- Task directions: Copy out each line that includes the word "this".

- Task material:
++++++++++

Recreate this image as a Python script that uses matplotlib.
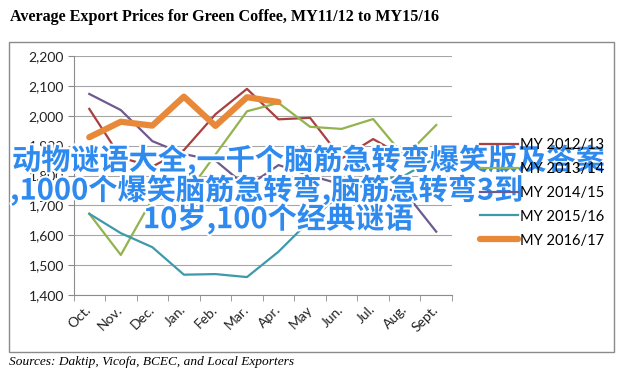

++++++++++

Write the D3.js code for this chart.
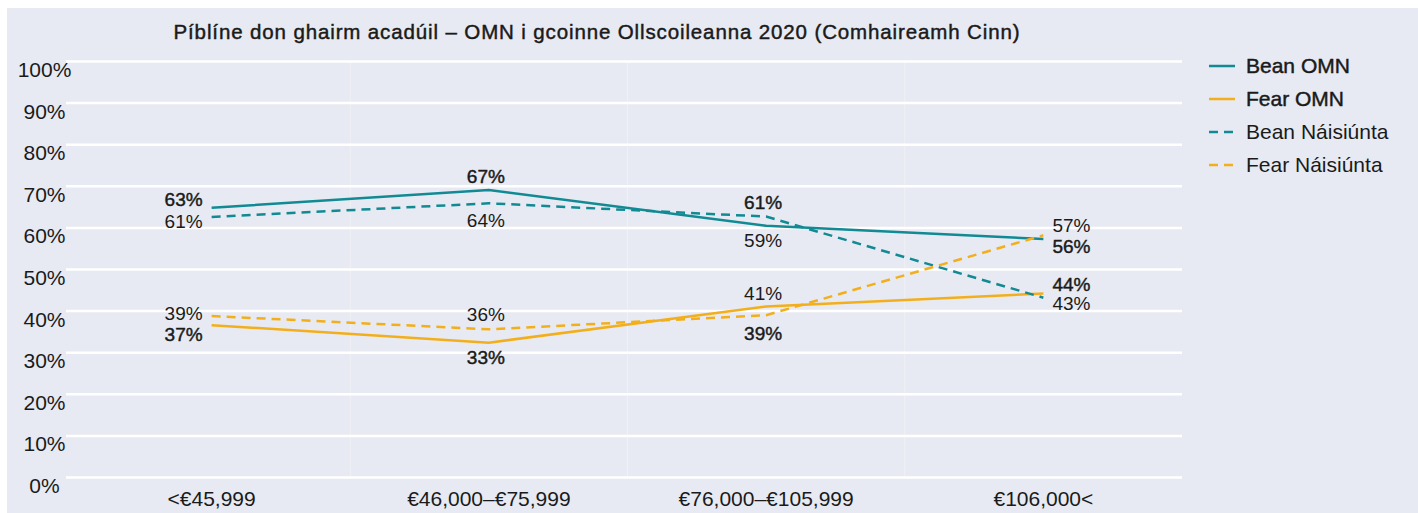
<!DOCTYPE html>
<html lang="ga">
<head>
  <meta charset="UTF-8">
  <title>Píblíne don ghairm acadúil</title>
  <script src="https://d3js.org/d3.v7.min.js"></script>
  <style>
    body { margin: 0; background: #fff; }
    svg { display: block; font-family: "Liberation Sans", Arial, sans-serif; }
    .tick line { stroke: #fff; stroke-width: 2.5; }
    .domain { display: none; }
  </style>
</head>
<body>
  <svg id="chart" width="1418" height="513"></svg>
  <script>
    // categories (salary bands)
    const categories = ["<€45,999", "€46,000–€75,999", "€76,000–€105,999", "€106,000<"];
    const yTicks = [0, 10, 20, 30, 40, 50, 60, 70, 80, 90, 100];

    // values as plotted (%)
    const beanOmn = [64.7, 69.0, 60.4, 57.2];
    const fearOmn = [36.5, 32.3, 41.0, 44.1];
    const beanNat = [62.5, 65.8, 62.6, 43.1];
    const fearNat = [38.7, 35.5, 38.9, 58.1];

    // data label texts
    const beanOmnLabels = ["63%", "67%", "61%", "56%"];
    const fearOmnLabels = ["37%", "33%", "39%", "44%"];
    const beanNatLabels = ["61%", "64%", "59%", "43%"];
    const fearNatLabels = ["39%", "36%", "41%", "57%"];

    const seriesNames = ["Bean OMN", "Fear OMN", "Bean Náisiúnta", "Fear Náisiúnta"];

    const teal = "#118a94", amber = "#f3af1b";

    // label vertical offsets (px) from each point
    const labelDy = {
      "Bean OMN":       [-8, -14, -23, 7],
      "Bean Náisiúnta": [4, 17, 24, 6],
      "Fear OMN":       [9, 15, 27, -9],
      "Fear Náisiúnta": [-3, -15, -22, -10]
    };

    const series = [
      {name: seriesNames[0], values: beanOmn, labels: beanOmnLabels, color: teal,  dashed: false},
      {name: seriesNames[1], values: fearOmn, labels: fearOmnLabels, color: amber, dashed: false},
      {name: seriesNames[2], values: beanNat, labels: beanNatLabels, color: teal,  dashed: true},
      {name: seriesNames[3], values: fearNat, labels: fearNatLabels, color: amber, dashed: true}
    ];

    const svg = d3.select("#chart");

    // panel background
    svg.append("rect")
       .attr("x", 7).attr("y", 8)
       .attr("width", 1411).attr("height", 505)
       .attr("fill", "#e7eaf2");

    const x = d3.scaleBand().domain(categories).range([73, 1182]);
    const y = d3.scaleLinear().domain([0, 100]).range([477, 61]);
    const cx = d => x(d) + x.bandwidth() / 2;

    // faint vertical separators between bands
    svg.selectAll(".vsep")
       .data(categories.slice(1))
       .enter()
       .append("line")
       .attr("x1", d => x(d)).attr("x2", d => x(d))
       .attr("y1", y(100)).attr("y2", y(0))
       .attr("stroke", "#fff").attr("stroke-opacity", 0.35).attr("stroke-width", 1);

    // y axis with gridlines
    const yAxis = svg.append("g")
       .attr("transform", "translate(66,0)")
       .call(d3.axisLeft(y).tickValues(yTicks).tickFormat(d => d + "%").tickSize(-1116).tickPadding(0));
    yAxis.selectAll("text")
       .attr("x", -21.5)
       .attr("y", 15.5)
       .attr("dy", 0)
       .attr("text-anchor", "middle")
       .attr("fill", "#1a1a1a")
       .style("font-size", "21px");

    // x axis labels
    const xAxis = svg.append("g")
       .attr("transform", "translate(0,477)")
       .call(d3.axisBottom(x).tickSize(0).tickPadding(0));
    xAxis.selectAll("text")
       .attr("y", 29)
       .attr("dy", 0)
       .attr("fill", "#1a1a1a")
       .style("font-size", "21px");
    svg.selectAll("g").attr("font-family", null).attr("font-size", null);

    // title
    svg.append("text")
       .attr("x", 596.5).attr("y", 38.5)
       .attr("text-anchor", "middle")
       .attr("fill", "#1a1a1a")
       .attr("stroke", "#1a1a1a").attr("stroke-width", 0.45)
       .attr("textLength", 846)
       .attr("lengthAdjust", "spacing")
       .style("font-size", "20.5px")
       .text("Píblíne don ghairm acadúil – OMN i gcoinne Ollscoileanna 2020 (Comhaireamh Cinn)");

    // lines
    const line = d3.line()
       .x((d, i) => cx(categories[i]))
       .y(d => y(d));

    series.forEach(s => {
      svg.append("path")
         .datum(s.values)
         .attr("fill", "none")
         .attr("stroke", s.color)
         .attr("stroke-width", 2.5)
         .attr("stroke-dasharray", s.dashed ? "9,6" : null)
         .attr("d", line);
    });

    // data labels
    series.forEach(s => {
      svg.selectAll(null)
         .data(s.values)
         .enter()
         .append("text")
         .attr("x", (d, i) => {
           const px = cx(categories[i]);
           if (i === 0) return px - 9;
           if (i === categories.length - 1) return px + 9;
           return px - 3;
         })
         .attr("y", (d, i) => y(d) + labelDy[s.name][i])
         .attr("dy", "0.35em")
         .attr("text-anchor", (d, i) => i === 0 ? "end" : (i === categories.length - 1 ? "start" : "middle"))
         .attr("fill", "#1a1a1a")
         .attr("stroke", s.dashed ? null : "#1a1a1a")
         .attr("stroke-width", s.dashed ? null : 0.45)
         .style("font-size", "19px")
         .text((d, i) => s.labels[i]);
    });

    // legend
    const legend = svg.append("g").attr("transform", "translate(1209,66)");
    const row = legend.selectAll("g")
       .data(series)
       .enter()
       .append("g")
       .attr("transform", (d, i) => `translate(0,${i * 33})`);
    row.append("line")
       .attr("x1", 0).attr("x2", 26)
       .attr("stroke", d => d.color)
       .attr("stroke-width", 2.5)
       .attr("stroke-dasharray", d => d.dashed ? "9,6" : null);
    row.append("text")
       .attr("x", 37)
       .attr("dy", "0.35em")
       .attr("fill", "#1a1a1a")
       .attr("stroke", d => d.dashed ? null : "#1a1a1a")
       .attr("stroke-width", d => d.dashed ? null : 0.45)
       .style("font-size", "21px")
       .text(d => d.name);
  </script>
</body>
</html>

++++++++++

- Written answer:
Recreate this image as a Python script that uses matplotlib.
Write the D3.js code for this chart.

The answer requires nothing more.